Astonishing X-Men Vol. 1 hardcover (Marvel Comics)

But the beauty of Whedon and Cassaday’s run is that amidst all the insanity, the alien terrorists and the fighting, there is genuine humor and little moments of character development that shows this book is the byproduct of two of the best professionals working in the business today.

(Marvel Comics; 320 pgs FC; $29.99)

(W: Joss Whedon; A: John Cassaday )

The title for Joss Whedon and John Cassaday’s first twelve-issue run pretty much sums it up: Astonishing X-Men is simply astonishing. Collecting the six-part storylines "Gifted" and "Dangerous" from the superstar creative team—Whedon is the superstar writer/director/producer behind TV’s Buffy the Vampire Slayer, Angel, and Serenity, while Cassaday’s art is a fan favorite from his runs on Planetary and Captain America—this newly released hardcover beautifully shows what an X-Men comic should be. Whedon and Cassaday get the characters. Their run is classic X-Men and deserves to be put right up there with the Claremont/Byrne run of the late 70s, what many people think of as the series’ definitive run.

Gone are the multiple teams and an overload of second- and third-tier characters. What Astonishing X-Men gives you is a core group of X-Men: Wolverine, Shadowcat (Kitty Pryde), Beast, Cyclops, Emma Frost (White Queen), and Colossus, outcast and fighting against the whole world, which is when the X-Men are at their best. The cause for concern in the first storyline, "Gifted," is the unveiling of a drug that "cures" mutants of their mutant ability and changes them back to regular old Homo sapiens. If that sounds familiar to anyone, it was lifted wholesale for the movie X3: The Last Stand. Only here, "the cure" isn’t the only thing concerning the X-Men: Jean Grey is dead, Magneto only recently had taken over New York and turned Manhattan into a human concentration camp and Professor X is nowhere to be found. If that’s not enough fuel for the fire, Nick Fury and S.H.I.E.L.D. now view the X-Men in a less than favorable light, Beast is seriously considering testing the cure on himself and, oh yeah, there is a crazy, super powered alien who has traveled to Earth to personally eliminate the X-Men and he’s working in conjunction with the U.S. government. All of that pales in comparison to the next "villain" that the X-Men face in the second story arc "Dangerous." It kind of makes you rethink your bad day, huh?

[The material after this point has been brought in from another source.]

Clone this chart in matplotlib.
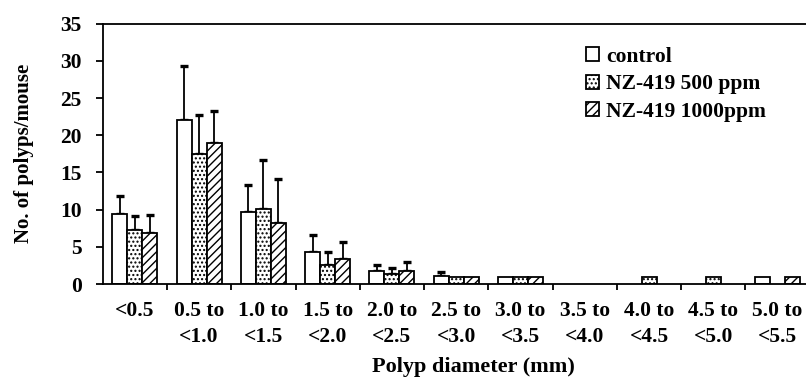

But the beauty of Whedon and Cassaday’s run is that amidst all the insanity, the alien terrorists and the fighting, there is genuine humor and little moments of character development that shows this book is the byproduct of two of the best professionals working in the business today. And while we’re at it, colorist Laura Martin brings a whole new dimension to Cassaday’s work with her palette of hues. Whedon and Cassaday show the X-Men for who they truly are: a family of outcasts who have come together to the one place where they can be accepted.

Scott Summers is Cyclops, the fearless leader, always in control, whose greatest fear is ultimately losing control or losing a fellow X-Man in combat. The Beast is a brilliant scientist whose genius and intellect are at constant odds with the furry, blue Cat-like creature he has been slowly mutating into. Kitty Pryde is the youngest, who has never quite felt like she belonged or her powers were good enough for the "A team". Emma Frost is the former enemy, the cold hearted psychic who feels as if she should run the team and does by manipulating Cyclops. Then there is Wolverine, the runt who sticks around because the X-Men are the closest thing to family that he has got. Plus, there is always certain to be a fight or two with the X-Men involved and Logan is always down for that.

They stand as a family. They stand as X-Men and they are truly astonishing.